The Aeros ANT (Aeros Nanolight Trike) is a Ukrainian ultralight trike, designed and produced by Aeros of Kyiv. The aircraft is supplied complete and ready-to-fly.

==Design and development==
The aircraft was designed in the mid-2010s to comply with the Fédération Aéronautique Internationale microlight category, including the category's maximum gross weight of 450 kg. The aircraft has a maximum gross weight of 185 kg. The design meets the US FAR 103 Ultralight Vehicles rules, including the category's maximum empty weight of 254 lb and has also been certified in the German 120 kg class.

The ANT is a nanotrike, with an emphasis on lightness, simplicity and low-cost. It features a cable-braced hang glider-style high-wing, weight-shift controls, a single-seat open cockpit without a cockpit fairing, tricycle landing gear without wheel pants and a single engine in pusher configuration.

The ANT is supplied with a carrying bag into which the aircraft fuselage frame can be stowed for ground transport by automobile, after folding up the airframe. A separate bag holds the hang glider wing. The aircraft can be derigged for ground transportation in 6 minutes and can be set up to fly in 30 minutes.

The aircraft is made from bolted-together aluminium tubing, with its single surface, or optionally double surface wing covered in Dacron sailcloth. The wing is supported by a single tube-type kingpost and uses an "A" frame weight-shift control bar. The powerplant is a single-cylinder, air-cooled, two-stroke, single-ignition 25 hp Cors-Air M25Y engine, normally used for powered paragliders. The Cors-Air M25Y engine is equipped with a clutch that allows the propeller to stop at idle engine speeds. A Bailey engine is optional.

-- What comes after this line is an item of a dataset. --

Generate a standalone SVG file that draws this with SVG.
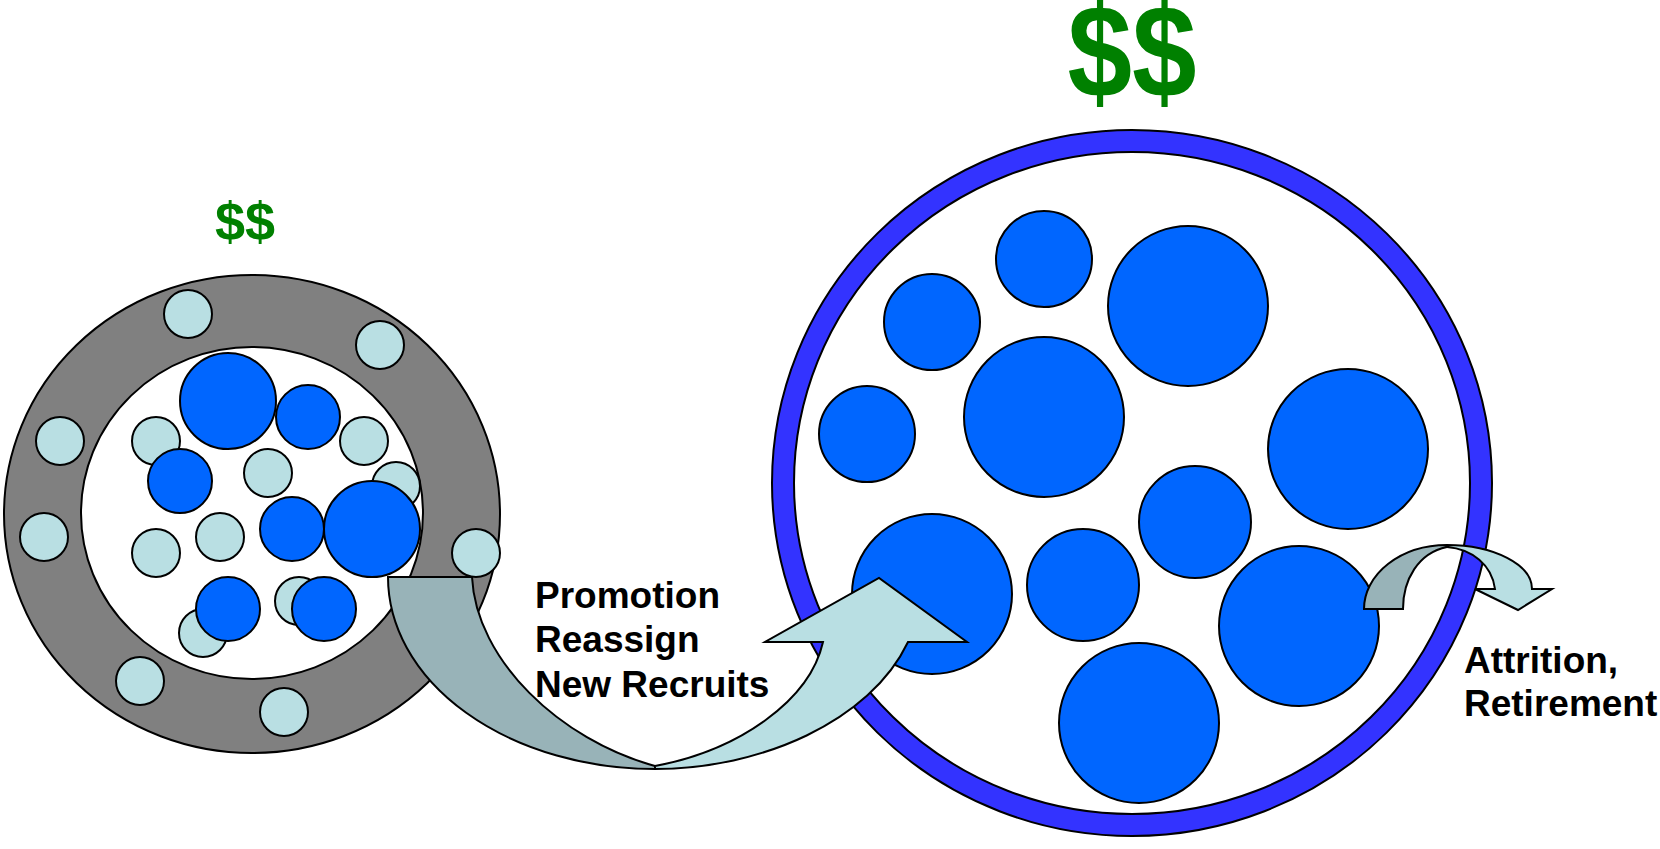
<svg xmlns="http://www.w3.org/2000/svg" width="1660" height="849" viewBox="0 0 1660 849">
  <style>
    .ln { stroke: #000; stroke-width: 2; }
    .gray { fill: #808080; }
    .white { fill: #FFFFFF; }
    .lite { fill: #B9DFE3; }
    .blue { fill: #0066FF; }
    .ring { fill: #3333FF; }
    .back { fill: #98B3B8; }
    .money { font-family: "Liberation Sans", Arial, sans-serif; font-weight: bold; fill: #008000; text-anchor: middle; }
    .lbl { font-family: "Liberation Sans", Arial, sans-serif; font-weight: bold; font-size: 37px; fill: #000; }
  </style>

  <rect width="1660" height="849" fill="#FFFFFF"/>

  <!-- small pool: grey outer band with inner core -->
  <g id="small-pool">
    <text class="money" x="245" y="240" font-size="54">$$</text>
    <ellipse class="gray ln" cx="252" cy="514" rx="248" ry="239"/>
    <ellipse class="white ln" cx="252" cy="513" rx="171" ry="166"/>
    <!-- outer band members -->
    <circle class="lite ln" cx="188" cy="314" r="24"/>
    <circle class="lite ln" cx="380" cy="345" r="24"/>
    <circle class="lite ln" cx="60" cy="441" r="24"/>
    <circle class="lite ln" cx="44" cy="537" r="24"/>
    <circle class="lite ln" cx="476" cy="553" r="24"/>
    <circle class="lite ln" cx="140" cy="681" r="24"/>
    <circle class="lite ln" cx="284" cy="712" r="24"/>
    <!-- core members -->
    <circle class="lite ln" cx="156" cy="441" r="24"/>
    <circle class="lite ln" cx="364" cy="441" r="24"/>
    <circle class="lite ln" cx="268" cy="473" r="24"/>
    <circle class="lite ln" cx="396" cy="486" r="24"/>
    <circle class="lite ln" cx="156" cy="553" r="24"/>
    <circle class="lite ln" cx="220" cy="537" r="24"/>
    <circle class="lite ln" cx="203" cy="633" r="24"/>
    <circle class="lite ln" cx="299" cy="601" r="24"/>
    <circle class="blue ln" cx="228" cy="401" r="48"/>
    <circle class="blue ln" cx="308" cy="417" r="32"/>
    <circle class="blue ln" cx="180" cy="481" r="32"/>
    <circle class="blue ln" cx="292" cy="529" r="32"/>
    <circle class="blue ln" cx="372" cy="529" r="48"/>
    <circle class="blue ln" cx="228" cy="609" r="32"/>
    <circle class="blue ln" cx="324" cy="609" r="32"/>
  </g>

  <!-- large pool: blue ring -->
  <g id="large-pool">
    <text class="money" font-size="116" transform="translate(1132,97) scale(1,1.13)">$$</text>
    <ellipse class="ring ln" cx="1132" cy="483" rx="360" ry="353"/>
    <ellipse class="white ln" cx="1132" cy="483" rx="338" ry="331"/>
    <circle class="blue ln" cx="1044" cy="259" r="48"/>
    <circle class="blue ln" cx="1188" cy="306" r="80"/>
    <circle class="blue ln" cx="932" cy="322" r="48"/>
    <circle class="blue ln" cx="1044" cy="417" r="80"/>
    <circle class="blue ln" cx="867" cy="434" r="48"/>
    <circle class="blue ln" cx="1348" cy="449" r="80"/>
    <circle class="blue ln" cx="1195" cy="522" r="56"/>
    <circle class="blue ln" cx="932" cy="594" r="80"/>
    <circle class="blue ln" cx="1083" cy="585" r="56"/>
    <circle class="blue ln" cx="1299" cy="626" r="80"/>
    <circle class="blue ln" cx="1139" cy="723" r="80"/>
  </g>

  <!-- flows between pools -->
  <g id="connectors">
    <g id="promotion-arrow">
      <path class="back ln" d="M388,577 L472,577 C476,660 560,740 655,766 L655,769 A267,192 0 0 1 388,577 Z"/>
      <path class="lite ln" d="M655,766 C740,750 810,700 823,642 L765,642 L879,578 L967,642 L908,642 C870,722 760,769 655,769 Z"/>
    </g>
    <g id="attrition-arrow">
      <path class="back ln" d="M1364,609 L1403,609 C1403,580 1418,553 1447,547 L1447,545 A83,64 0 0 0 1364,609 Z"/>
      <path class="lite ln" d="M1447,545 A85,44 0 0 1 1532,589 L1552,589 L1518,610 L1475,589 L1495,589 C1492,565 1472,549 1447,547 Z"/>
    </g>
  </g>

  <g id="labels">
    <text class="lbl" x="535" y="608">Promotion</text>
    <text class="lbl" x="535" y="652">Reassign</text>
    <text class="lbl" x="535" y="697">New Recruits</text>
    <text class="lbl" x="1464" y="673">Attrition,</text>
    <text class="lbl" x="1464" y="716">Retirement</text>
  </g>
</svg>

With the Cors-Air engine and a single surface wing, the ANT has an empty weight of 76 kg and a gross weight of 185 kg, giving a useful load of 109 kg. With full fuel of 19 L the payload is 95 kg.

A number of different wings can be fitted to the basic carriage, including the basic Aeros Discus T, a version of the Discus hang glider wing for nanotrikes, that comes in two sizes, Discus 14T and 15T. The Fox T wing is a slow and maneuverable wing that can also be fitted. Higher performance can be obtained with the Combat T wing, a topless hang glider wing adapted for nanotrikes.